Can a non-measurable set be measurable? (Seriously)

Question

Perhaps I don’t speak English as well as I thought I did. In Folland, and other sources, I have encountered the following definitions: A “measurable space” consists of a set X together with a sigma-algebra M, which is a subset of the power set of X. And a “measurable set” is any element of that sigma-algebra.

In these definitions, there is nothing that says the measurable sets in question can be measured. Thus, for example, consider any set X that has a non-measurable set E which is a subset of its power set. Then the set X, together with the set E, its compliment, and the null set form a sigma-algebra, and thus a “measurable space.” Since E is an element of this sigma-algebra it is “measurable”, although by assumption it is non-measurable. A contradiction.

The definitions thus appear to be utter non-sense. But perhaps, I do not understand English.

Answer 1

I will venture to try to answer my own question:

For any given “measurable space,” and for any “measurable set” in that space, there always exists at least one perfectly good measure for which the set can be measured, namely m(.) = 0 for every set.

Answer 2

If $X$ is a set, and we fix a sigma-algebra $\mathcal{M}$ on $X$, then the pair $(X,\mathcal{M})$ is called a measurable space.

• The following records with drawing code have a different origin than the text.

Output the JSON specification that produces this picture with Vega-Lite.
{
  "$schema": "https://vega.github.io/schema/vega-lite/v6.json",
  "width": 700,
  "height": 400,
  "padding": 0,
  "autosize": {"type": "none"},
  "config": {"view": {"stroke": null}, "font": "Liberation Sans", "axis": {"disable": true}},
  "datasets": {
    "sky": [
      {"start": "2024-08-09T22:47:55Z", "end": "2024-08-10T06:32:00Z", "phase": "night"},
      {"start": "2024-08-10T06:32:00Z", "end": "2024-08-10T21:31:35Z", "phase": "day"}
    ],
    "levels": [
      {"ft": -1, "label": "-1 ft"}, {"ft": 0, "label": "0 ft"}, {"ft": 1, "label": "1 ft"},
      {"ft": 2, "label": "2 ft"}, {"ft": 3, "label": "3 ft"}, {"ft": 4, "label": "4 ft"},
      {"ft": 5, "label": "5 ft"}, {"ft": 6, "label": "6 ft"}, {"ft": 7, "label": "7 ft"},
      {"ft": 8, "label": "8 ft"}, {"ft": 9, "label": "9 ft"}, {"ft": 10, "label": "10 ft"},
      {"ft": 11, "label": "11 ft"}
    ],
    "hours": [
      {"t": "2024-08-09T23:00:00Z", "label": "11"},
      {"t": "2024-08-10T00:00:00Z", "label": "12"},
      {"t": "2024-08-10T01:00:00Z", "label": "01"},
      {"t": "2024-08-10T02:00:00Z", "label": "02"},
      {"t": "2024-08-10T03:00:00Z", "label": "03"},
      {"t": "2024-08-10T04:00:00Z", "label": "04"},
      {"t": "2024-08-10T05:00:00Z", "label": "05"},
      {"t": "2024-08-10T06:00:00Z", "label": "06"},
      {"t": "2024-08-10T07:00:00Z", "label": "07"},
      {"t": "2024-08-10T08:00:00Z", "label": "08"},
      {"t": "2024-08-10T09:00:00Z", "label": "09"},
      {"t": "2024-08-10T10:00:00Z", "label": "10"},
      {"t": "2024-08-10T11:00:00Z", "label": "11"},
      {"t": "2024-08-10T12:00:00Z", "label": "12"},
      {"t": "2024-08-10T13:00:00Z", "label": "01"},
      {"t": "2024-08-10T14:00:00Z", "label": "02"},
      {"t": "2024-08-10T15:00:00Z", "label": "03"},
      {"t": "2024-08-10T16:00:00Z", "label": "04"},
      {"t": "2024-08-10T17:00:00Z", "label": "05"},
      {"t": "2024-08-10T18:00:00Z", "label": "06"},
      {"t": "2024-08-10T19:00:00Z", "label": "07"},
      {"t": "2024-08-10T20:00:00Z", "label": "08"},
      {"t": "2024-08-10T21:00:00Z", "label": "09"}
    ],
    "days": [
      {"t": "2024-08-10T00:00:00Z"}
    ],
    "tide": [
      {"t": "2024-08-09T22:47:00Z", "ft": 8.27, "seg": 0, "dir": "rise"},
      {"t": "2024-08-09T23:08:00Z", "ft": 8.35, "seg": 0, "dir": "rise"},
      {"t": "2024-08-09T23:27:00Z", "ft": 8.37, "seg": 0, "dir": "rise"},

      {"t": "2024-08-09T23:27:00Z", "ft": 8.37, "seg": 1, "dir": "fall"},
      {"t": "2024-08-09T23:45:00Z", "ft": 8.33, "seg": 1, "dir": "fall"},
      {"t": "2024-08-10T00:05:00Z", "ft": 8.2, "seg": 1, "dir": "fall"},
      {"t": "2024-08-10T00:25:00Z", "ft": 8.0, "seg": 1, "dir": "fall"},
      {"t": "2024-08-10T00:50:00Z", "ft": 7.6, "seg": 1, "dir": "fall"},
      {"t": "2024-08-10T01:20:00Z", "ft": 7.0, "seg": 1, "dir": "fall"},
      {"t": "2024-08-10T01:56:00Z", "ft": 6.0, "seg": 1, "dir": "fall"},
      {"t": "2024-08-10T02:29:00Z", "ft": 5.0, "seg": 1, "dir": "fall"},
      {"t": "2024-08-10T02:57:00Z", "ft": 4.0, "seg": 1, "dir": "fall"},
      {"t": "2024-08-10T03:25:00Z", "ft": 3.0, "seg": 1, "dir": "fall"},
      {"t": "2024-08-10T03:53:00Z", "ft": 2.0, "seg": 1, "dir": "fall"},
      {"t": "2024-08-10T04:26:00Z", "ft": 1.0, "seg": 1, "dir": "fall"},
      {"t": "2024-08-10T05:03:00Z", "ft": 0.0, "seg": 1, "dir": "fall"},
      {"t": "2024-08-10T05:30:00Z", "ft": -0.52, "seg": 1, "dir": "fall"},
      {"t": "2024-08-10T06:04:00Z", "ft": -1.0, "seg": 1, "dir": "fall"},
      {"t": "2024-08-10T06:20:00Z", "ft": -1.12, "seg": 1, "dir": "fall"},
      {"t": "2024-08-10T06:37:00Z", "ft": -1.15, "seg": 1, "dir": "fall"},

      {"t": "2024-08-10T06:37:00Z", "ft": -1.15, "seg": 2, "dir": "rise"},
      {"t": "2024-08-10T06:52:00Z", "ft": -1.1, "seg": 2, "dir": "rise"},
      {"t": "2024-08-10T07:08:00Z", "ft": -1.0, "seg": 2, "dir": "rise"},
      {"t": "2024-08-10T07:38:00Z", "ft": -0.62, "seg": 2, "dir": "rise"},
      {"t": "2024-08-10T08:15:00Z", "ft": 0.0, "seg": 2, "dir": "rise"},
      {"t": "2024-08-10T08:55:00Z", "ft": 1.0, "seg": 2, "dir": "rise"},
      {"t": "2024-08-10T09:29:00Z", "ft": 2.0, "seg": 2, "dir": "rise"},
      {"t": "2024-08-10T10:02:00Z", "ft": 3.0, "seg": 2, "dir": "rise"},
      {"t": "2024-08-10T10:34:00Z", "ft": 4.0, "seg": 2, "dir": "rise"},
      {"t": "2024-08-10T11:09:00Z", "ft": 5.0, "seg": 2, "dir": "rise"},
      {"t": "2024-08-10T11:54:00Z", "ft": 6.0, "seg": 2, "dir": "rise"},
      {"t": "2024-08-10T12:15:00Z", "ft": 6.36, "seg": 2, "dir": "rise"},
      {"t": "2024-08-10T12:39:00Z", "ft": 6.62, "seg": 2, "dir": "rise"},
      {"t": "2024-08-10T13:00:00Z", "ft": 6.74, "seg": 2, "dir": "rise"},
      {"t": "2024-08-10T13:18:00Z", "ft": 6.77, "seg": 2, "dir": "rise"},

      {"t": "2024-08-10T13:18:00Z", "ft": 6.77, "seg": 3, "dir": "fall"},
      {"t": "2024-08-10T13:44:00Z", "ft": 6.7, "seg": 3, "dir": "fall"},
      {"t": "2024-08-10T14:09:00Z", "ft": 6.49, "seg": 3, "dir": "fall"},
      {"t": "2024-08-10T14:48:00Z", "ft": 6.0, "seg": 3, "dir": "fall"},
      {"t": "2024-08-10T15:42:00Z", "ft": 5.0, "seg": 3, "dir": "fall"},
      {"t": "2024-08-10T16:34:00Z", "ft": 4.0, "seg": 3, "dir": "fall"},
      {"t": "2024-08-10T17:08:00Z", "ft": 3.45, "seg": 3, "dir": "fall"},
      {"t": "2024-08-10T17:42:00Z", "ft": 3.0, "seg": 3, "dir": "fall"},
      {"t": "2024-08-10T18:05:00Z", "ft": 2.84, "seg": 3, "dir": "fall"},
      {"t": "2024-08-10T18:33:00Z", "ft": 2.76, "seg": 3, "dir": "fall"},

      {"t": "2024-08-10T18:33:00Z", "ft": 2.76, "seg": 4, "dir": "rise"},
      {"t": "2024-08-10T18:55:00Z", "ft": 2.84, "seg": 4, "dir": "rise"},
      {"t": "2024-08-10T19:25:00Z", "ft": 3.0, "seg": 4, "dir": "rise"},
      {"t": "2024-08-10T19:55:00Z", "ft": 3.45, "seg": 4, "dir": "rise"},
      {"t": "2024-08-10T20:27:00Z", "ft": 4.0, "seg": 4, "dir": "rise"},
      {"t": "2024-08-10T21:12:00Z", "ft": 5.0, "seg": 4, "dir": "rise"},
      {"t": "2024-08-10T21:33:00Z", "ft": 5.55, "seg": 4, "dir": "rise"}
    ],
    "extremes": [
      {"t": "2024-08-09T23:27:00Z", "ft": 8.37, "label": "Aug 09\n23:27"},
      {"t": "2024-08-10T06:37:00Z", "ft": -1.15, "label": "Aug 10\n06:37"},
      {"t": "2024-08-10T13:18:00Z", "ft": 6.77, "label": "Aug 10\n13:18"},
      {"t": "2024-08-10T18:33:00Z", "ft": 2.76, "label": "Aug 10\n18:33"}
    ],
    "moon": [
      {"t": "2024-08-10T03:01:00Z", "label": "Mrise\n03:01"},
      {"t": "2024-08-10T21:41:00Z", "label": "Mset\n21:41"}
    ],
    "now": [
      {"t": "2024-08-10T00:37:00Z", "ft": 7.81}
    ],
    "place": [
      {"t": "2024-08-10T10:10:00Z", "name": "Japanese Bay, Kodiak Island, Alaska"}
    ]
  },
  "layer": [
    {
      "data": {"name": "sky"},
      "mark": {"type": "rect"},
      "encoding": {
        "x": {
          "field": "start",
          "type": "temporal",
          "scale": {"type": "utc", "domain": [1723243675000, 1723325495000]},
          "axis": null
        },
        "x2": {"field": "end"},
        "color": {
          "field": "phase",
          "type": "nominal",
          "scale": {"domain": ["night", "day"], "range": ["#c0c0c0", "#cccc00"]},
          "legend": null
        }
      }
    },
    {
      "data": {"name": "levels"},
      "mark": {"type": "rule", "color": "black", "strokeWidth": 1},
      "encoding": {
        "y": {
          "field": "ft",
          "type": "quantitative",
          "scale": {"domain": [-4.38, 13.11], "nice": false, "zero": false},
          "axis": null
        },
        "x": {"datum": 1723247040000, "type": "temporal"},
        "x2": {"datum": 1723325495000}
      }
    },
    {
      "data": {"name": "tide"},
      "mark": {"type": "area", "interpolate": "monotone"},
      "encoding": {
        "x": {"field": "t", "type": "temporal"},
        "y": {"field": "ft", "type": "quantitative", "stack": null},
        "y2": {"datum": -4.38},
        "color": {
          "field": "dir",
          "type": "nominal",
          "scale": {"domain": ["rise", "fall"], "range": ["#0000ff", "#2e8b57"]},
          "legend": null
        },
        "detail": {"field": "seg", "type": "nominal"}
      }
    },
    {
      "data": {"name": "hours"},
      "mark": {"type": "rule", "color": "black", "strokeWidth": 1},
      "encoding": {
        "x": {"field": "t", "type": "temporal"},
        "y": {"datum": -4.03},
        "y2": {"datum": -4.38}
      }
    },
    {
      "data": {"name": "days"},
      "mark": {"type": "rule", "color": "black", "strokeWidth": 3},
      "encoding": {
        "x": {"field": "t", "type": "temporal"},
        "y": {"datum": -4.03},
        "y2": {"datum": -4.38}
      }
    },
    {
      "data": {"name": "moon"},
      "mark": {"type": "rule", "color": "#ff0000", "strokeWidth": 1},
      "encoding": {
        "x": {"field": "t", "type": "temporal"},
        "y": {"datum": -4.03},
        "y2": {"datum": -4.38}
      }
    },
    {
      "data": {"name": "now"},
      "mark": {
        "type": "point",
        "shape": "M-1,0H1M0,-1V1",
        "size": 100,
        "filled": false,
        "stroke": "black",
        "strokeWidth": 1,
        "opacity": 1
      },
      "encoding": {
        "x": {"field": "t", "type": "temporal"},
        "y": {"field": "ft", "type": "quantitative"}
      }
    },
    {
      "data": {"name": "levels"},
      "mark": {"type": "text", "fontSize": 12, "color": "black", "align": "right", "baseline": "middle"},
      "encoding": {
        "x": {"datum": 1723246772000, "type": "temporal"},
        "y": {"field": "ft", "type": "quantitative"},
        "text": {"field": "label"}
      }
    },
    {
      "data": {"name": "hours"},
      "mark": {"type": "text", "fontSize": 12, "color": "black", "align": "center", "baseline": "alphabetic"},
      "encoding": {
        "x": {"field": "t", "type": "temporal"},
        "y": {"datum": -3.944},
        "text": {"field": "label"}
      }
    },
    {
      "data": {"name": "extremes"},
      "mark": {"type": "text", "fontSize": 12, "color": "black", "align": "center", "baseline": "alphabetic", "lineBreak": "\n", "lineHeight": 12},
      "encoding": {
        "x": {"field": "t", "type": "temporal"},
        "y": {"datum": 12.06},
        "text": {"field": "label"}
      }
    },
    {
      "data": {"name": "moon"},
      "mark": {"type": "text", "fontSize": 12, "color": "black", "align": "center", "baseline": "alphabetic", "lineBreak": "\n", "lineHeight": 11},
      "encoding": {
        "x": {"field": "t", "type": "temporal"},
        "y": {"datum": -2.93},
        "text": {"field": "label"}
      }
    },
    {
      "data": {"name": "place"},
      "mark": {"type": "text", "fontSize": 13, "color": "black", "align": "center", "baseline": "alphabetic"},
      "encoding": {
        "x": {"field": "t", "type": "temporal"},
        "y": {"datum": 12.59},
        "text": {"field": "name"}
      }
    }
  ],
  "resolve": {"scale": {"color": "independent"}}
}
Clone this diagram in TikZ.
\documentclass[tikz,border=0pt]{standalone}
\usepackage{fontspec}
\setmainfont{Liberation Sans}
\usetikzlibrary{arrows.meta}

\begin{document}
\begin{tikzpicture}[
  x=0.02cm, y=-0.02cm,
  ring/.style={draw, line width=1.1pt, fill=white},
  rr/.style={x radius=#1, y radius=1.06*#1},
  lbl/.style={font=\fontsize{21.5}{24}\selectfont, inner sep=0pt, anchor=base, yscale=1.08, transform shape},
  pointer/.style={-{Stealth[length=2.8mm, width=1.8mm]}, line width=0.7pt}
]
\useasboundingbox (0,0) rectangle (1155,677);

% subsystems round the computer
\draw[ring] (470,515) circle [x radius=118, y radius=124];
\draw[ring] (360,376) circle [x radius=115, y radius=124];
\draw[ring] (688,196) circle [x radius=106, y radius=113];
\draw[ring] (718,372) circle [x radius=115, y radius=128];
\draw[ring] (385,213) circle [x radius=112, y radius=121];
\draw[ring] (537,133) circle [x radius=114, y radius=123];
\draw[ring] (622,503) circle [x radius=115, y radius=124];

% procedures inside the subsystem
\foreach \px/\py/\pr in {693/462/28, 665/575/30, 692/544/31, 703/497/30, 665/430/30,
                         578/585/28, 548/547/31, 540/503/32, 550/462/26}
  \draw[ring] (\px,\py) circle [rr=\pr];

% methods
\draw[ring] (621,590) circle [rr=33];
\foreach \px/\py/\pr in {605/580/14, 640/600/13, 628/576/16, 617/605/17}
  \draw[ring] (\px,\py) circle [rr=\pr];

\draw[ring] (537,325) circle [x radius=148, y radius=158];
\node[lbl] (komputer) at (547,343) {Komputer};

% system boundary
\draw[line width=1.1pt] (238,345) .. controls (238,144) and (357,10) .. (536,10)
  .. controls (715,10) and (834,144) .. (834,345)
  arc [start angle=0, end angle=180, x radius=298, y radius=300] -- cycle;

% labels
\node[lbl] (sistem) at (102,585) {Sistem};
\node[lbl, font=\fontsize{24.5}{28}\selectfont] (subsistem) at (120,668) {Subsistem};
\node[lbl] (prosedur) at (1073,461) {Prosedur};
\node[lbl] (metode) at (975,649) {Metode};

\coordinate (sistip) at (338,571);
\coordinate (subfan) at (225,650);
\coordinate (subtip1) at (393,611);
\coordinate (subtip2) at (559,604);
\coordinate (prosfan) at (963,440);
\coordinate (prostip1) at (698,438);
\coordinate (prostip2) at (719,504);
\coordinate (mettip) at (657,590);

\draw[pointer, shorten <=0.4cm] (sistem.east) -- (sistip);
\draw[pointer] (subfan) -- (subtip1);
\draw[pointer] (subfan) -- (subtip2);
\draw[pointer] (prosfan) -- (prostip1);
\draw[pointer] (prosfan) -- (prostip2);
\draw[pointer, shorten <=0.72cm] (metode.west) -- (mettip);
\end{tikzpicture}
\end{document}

Further, if $\mu:\mathcal{M}\rightarrow \mathbb{R}_+$ satisfies a short list of properties (related to the notion of area) then $\mu$ is called a measure, and the triple $(X,\mathcal{M}, \mu)$ is called a measure space. So, with every measure space comes a measurable space. A set $E\subset X$ is called measurable if it belongs to $\mathcal{M}$ because, in the case of the measure space, $E$ would be in the domain of the measure $\mu$. The non-measurable sets are the rest of the subsets of $X$, which do not belong to $\mathcal{M}$.

My point is, to determine the non-measurable sets of $X$, we do not need a measure, only the measurable space $(X,\mathcal{M})$: they are the sets in the power set of $X$ not in $\mathcal{M}$.